Understanding Unicode

David Goodger set himself the possibly ambitious goal of dispersing unicodaphobia, which he defined as fear of Unicode and all the words surrounding it. Unicode is intended to be a cross-platform standard applicable to any program and any language (possibly even including Dwarvish and Klingon in the future). It is currently defined by ISO 10646. What follows is my attempt to record my developing understanding during the presentation.

The basic element in Unicode is the character: a character set takes a subset of the characters and maps each one to a code point, a numeric value associated (in that particular character set) with that character. There are a number of 8-bit character sets that all associate the ASCII characters with the code points from 0-127, but mapping completely different characters onto the upper half of the code points.

Unlike Western alphabets, many other languages have large characters sets that therefore cannot be mapped onto only 256 code points.

An encoding is a specification of the code points mapped to each of the characters in a character set. An encoding will be performed by a codec. Encoding a Unicode text maps each character in a Unicode text into one or more bytes in a representation. Decoding is the converse process. in a Python program the internal representation might use 16 or 32 bits per character, depending on the build configuration.

Whatever the internal representation of the Unicode text, text that is read in must be decioded from its external representation to the internal representation, and when a Unicode string is written out it must be encoded into a suitable encoding (but not necessarily the same one that was used to read it in). ASCII is an encoding, as is Latin-1 throughLatin-N and Windows-1252; all thses encodings are ASCII-compatible because each code point is a single byte containing the ASCII set on code points 0 through 127. UCS-2, UCS-4 and UTF-16 are all encodings that are capable of representing all Unicode characters. Because they use multi-byte code points they aren't ASCII-compatible.

The new default encoding is UTF-8, which is ASCII-compatible because the characters of the ASCII set still map onto code points represented as single bytes with values of 1 through 127. It is capable of representing all Unicode characters, because it uses multi-byte representations (from 1 to 6 bytes in length) for the non-ASCII characters, and none of the bytes in those representations are in the range 1 through 127. The first byte of a non-ASCII character is always in the range 0xc0 to 0xFD, and the second byte will be in the range 0x80 to 0xBF.

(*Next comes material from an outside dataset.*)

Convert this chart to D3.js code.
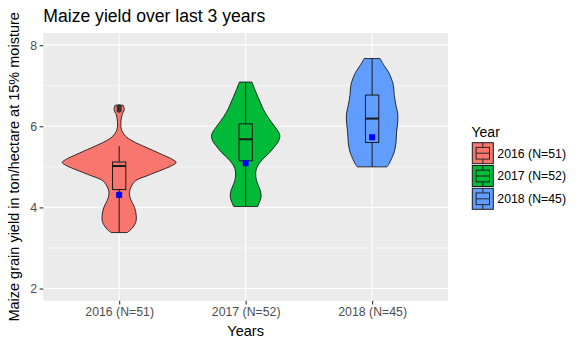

For this student the main failing of the presentation was the complete absence of any graphical materials. Some of us understand pictures better than just words. I was left with the feeling that my understanding of Unicode had increased, but I couldn't necessarily say I can proceed confidently from here on in. I wish the presentation hadn't overrun its time, as the noise of delegates departing early distracted from the later slides.

6 comments:

Anonymous said...

Thanks for the summary, Steve. I have a better understanding of character encoding now, although I'm in the same boat: some supplemental materials would be great.

Anonymous said...

The basic element of Unicode isn't a character, but a code point.

Nor are character sets fundamental to Unicode--Unicode is just one big set of code points,
and encodings map those Platonic code points to various character sets.

At least as I understand it...

Anonymous said...

The basic element of Unicode isn't a character, but a code point.

Nor are character sets fundamental to Unicode--Unicode is just one big set of code points,
and encodings map those Platonic code points to various character sets.

At least as I understand it...

Steve said...

I was trying to log what David said as accurately as I could, rather than correct him on the fly, and given the deadline I'd given myself (to publish before the next session) I had no chance to seek clarification from him - the slides for his talk weren't available at the time.

Technically I believe each Unicode character has a name (such as "PERCENT SIGN") and a code point (such as U+0025) and that a character set maps a (sub)set of Unicode characters to their representations. I had to cover Unicode in Python Web Programming, so owners of that book can check my understanding there.

However, for those wanting to study these things in more detail I can offer two references: Unicode Secrets by Uche Ogbuji is useful for its list of resources, one of which is Unicode for Programmers by Jason Orendorff

Anonymous said...

Thanks for your article.
I work in a latinamerican country, where unicode provoked me more than one headache and legal problems.
Frecuently I receive many ascii files to process and many programs compiled under, -specifically .NET - that read this files, assume unicode so, when I read, for example "España" or "América" I "dangerously" get "Espa?a" or "Am?rica" as output.
I mean, the interchange of information between ascii and unicode files is really critical. Do you know which is the solution? How can I avoid to worry if a file is in ascii or unicode format?
and that the encoding between ascii and unicode is well done??
Many, many thanks!!

Steve said...

Your thanks, of course, should principally go to David Goodger, who took the time to prepare and present the session. We should be grateful to all the PyCon speakers. It takes a lot of work to put a short presentation together.

It seems that the only way to avoid worries about whether a file is in ASCII or Unicode is if everyone used Unicode all the time. There are some strategies that you can use to determine the incoming representation, but they aren't guaranteed to work and so you can always end up making the wrong decision.

Marc André Lemburg and Martin von Löwis are the people whose names I tend to regard as authoritative in this area for the Python world. It's probably worth Googling for those names and the word "unicode" to see what's available in the Python world.